When Rodas left office in May 2019, the Metro had 93% construction progress and a ready-to-implement roadmap for its operation within 6 months. However, due to subsequent technical and administrative failures, it took three municipal administrations and almost 5 years for having the Metro operating on December 1, 2023. The World Bank has praised the important social, economic and environmental benefits the Metro is bringing to Quito's citizens.

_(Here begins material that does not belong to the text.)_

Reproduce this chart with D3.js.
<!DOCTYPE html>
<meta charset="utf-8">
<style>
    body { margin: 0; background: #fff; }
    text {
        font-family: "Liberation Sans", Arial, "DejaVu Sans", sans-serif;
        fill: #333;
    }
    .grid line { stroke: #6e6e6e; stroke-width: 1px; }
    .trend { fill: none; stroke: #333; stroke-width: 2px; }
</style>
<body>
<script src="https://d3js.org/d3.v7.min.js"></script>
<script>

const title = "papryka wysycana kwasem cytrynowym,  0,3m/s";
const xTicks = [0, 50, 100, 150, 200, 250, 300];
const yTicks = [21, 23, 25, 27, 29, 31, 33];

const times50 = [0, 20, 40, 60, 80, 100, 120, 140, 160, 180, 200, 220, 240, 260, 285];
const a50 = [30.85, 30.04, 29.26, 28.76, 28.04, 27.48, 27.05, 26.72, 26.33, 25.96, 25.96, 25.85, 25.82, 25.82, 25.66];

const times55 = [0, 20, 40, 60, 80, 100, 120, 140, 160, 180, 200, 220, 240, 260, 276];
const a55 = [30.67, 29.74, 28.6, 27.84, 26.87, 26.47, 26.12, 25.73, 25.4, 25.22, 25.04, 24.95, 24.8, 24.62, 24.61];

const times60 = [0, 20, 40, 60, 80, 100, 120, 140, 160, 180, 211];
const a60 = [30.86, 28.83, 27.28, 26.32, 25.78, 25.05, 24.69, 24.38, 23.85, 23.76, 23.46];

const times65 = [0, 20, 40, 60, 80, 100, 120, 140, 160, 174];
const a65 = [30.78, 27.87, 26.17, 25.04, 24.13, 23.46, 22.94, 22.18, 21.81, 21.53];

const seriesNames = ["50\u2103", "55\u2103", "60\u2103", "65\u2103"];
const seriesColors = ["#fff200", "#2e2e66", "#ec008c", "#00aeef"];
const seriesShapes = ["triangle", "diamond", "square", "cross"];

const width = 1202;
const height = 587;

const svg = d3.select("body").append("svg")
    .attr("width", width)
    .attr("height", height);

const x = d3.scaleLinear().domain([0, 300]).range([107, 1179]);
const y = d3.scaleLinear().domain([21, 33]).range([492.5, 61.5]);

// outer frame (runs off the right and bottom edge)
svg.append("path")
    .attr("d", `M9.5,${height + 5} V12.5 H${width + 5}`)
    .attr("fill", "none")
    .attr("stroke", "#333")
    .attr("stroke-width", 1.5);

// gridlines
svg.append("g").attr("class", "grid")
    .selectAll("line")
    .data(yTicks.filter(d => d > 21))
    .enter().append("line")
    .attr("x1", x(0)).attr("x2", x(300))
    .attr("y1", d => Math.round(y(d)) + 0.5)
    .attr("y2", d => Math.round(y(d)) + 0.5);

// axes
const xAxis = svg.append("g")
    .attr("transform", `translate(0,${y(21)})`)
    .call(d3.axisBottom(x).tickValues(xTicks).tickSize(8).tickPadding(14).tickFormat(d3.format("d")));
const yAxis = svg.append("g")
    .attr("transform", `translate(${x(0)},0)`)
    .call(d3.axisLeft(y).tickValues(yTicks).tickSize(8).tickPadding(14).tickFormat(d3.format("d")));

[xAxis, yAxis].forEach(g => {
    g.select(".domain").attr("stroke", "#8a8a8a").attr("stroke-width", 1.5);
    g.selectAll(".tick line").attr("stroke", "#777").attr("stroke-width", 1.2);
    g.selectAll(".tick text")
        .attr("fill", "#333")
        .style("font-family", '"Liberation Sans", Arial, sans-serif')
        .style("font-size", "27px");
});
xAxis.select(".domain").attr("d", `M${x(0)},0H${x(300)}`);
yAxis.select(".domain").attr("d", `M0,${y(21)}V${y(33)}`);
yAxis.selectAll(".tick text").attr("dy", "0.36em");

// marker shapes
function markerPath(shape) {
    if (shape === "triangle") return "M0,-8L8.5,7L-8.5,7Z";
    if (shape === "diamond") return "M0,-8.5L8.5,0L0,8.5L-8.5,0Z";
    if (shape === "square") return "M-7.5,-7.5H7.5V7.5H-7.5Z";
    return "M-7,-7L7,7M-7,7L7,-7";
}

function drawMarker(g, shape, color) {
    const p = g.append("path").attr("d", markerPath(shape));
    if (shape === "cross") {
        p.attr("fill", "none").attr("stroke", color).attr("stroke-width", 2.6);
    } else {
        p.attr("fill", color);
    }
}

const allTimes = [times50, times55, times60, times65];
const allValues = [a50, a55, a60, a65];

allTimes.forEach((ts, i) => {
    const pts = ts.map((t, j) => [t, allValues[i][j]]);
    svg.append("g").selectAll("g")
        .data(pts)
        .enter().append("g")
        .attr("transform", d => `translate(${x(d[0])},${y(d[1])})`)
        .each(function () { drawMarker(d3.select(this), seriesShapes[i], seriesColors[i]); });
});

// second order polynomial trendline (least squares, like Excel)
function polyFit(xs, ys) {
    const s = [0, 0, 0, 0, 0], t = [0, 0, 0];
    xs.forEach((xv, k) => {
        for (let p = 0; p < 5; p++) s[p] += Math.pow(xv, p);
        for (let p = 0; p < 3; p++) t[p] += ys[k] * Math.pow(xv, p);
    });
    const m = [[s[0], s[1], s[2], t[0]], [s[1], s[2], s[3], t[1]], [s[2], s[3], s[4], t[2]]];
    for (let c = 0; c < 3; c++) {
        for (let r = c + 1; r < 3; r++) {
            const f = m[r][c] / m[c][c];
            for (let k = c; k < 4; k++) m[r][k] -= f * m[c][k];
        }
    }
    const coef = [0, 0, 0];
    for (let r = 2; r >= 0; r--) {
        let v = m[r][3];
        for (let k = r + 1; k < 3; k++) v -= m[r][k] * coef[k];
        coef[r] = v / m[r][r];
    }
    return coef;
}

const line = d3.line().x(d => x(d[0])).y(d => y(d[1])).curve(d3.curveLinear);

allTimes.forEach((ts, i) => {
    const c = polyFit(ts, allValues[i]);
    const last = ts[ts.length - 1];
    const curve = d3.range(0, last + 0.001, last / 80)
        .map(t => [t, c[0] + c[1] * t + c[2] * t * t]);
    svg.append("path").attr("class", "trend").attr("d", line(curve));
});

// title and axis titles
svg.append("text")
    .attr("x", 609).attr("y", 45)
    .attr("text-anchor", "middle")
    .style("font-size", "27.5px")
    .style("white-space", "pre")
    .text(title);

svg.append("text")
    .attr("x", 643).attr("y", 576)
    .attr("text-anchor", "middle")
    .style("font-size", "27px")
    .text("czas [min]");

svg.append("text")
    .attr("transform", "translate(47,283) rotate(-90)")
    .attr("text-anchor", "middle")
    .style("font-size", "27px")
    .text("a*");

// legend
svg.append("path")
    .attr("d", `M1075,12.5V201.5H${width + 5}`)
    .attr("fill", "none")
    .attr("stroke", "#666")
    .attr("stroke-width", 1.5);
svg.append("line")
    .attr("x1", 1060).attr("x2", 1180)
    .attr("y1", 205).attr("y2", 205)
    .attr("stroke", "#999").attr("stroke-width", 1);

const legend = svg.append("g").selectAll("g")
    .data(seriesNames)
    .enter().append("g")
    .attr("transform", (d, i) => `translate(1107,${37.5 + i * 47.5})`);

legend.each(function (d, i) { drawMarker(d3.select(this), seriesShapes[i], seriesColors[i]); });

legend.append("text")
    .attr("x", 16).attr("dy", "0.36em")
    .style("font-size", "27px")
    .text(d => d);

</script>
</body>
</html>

=== Turn Down Harassment===

Quito's transportation system has gender policies to promote a safer environment for all. "Turn Down Harassment" is a program directed at suppressing sexual harassment in the public transportation system. Persons may report harassment by SMS text messages and activate alarms in buses by text. The World Economic Forum recognized this program as one of the top 20 global social innovations in 2017.

=== Social policies ===

Mayor Rodas has also focused on social policies. For example, "Health on the Way" is an initiative to control malnutrition and non-communicable chronic diseases, the leading causes of death in the city. Health kiosks are located in public spaces so that residents may track their health indicators and also access free advice on healthy habits. With a low budget, this program has delivered more than one million free messages to individuals in three years

=== Heritage conservation and Light Festival ===

During his term, Mayor Rodas has worked deeply on the conservation of the city's heritage, especially in the Historic District, where nearly 2 kilometers of streets were transformed into pedestrian lanes.

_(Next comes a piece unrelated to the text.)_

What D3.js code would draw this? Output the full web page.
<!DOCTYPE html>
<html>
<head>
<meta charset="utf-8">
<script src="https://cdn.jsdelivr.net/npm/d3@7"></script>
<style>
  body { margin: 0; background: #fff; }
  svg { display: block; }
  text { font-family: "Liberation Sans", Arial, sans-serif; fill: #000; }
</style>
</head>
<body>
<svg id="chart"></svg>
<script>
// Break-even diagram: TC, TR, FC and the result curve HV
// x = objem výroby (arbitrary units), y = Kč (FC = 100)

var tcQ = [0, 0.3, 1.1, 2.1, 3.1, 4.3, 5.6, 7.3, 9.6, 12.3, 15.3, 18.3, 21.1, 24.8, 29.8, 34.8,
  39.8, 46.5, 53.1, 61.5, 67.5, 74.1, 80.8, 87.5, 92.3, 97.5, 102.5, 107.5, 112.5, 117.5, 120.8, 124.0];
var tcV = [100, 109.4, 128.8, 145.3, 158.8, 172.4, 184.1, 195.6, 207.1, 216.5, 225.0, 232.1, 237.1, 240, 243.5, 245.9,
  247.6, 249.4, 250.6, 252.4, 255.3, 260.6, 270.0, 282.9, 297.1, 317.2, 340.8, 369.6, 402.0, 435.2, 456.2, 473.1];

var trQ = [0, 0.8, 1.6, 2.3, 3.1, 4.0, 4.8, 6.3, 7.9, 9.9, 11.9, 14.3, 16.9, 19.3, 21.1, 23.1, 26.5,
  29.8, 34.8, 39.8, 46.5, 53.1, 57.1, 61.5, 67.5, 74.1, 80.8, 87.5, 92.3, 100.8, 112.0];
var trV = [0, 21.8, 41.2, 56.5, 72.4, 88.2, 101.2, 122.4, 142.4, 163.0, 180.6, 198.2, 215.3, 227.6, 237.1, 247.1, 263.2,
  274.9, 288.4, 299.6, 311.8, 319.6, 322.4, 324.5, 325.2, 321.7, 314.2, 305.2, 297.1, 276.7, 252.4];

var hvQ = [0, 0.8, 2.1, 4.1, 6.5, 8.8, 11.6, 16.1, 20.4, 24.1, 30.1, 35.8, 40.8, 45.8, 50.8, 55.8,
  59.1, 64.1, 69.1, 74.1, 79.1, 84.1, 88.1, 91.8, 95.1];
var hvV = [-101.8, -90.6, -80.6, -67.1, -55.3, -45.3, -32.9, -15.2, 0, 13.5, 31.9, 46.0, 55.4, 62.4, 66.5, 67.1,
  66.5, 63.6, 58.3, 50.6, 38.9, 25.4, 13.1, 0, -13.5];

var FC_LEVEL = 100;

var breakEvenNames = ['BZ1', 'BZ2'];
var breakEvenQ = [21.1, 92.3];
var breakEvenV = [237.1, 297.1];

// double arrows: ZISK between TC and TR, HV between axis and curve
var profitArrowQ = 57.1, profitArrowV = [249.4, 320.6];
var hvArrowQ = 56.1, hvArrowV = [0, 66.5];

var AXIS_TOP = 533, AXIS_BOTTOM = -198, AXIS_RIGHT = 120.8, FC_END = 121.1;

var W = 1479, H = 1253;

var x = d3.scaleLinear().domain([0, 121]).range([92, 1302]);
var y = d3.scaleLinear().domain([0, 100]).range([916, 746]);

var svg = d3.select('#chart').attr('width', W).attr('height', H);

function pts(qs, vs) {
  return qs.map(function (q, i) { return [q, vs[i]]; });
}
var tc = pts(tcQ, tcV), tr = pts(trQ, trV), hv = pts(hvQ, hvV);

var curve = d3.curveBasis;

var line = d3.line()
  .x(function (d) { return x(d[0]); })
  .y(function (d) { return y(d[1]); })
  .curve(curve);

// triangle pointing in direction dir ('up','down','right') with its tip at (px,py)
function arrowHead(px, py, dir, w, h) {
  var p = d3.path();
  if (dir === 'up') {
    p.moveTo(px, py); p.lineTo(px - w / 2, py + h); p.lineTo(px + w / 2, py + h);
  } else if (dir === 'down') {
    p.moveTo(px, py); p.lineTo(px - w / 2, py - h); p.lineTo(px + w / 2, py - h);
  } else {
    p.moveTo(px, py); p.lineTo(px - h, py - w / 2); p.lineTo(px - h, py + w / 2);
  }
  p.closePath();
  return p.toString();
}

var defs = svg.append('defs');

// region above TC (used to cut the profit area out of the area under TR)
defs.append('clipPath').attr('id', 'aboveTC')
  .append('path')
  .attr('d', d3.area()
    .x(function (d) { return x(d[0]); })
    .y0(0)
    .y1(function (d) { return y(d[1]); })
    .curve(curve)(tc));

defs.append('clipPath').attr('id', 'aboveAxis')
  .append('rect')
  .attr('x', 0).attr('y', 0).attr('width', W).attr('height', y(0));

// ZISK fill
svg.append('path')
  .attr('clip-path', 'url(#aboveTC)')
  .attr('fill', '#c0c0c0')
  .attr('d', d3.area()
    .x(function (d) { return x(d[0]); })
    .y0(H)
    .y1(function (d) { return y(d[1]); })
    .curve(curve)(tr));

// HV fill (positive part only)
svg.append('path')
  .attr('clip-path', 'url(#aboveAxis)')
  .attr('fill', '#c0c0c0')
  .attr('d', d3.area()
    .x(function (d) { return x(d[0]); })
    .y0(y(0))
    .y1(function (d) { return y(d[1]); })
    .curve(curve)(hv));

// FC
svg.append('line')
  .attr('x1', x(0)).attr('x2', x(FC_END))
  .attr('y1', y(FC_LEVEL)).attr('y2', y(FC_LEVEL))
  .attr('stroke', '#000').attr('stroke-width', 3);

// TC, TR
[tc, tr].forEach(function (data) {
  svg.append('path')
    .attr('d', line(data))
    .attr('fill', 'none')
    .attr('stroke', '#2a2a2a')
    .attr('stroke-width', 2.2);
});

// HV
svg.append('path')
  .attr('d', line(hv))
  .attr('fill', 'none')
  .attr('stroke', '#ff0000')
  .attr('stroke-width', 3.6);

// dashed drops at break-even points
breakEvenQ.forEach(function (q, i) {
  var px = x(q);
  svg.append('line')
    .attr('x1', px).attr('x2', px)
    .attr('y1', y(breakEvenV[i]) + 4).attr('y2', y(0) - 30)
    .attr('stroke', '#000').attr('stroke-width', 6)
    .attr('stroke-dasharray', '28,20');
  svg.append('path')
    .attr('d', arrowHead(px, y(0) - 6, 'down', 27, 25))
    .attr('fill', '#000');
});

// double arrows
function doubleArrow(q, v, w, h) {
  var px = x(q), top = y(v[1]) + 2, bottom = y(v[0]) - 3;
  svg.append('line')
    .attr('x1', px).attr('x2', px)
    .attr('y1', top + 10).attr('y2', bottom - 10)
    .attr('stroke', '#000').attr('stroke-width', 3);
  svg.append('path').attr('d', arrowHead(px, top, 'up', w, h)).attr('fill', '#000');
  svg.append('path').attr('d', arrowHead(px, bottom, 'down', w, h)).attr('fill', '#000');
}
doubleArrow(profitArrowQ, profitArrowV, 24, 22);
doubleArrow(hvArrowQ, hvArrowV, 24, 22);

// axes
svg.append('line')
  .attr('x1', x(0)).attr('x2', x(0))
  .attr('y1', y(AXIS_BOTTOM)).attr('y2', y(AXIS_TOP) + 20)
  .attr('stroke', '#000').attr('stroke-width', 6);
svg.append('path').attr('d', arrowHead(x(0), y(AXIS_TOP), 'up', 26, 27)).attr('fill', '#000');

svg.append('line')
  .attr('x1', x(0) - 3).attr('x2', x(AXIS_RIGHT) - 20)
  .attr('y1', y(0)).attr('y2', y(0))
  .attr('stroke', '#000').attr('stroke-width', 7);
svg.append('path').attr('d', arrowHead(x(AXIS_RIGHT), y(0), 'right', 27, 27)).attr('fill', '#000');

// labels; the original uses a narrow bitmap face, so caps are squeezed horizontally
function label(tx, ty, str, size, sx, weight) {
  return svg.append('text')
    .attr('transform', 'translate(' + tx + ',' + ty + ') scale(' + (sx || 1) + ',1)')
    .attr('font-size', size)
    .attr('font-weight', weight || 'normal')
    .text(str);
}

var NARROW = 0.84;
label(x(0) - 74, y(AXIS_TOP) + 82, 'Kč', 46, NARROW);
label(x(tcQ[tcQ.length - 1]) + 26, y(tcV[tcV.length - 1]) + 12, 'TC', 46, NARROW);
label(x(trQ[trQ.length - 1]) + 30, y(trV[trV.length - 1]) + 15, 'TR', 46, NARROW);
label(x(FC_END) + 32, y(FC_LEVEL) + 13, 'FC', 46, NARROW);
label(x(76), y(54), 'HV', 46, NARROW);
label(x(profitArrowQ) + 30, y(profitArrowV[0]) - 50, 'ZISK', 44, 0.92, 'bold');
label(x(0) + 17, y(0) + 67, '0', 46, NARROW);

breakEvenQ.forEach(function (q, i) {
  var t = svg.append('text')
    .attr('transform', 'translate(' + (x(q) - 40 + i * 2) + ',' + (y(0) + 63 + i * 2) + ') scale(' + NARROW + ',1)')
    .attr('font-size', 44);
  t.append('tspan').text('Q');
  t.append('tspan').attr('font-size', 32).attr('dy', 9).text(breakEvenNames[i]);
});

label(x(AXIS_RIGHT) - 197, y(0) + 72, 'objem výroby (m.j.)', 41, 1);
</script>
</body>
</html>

In 2016 Mayor Rodas launched the light festival in the Historic District. Heritage buildings and public spaces served as gigantic canvases for this magical show. The light festival boosted domestic and international tourism. In 2018, during its third edition, this celebration attracted more than 3.2 million people, becoming the second-largest festival of light in the world.

=== Environment ===

Mayor Rodas was the hosting mayor of the United Nations Conference on Sustainable Urban Development – Habitat lll, the largest UN conference in history, making Quito the gathering point for hundreds of mayors and the center for discussion of the most relevant urban issues.
On the climate change arena, he has fostered avant-garde regulations regarding the reduction of single use plastics, the preservation of natural protected areas, and incentives to promote the use of electric vehicles.

In 2017, during the One Planet Summit organized by President Emmanuelle Macron and UN Secretary General Antonio Gutierrez, Mayor Rodas launched a global Call to Action to redesign the international financing architecture and channel resources into cities for an effective climate change fight. Mayor Rodas has played a major leadership international role.

In April 2019, he was selected as of the 100 World's Most Influential People for Climate Policy by Apolitical.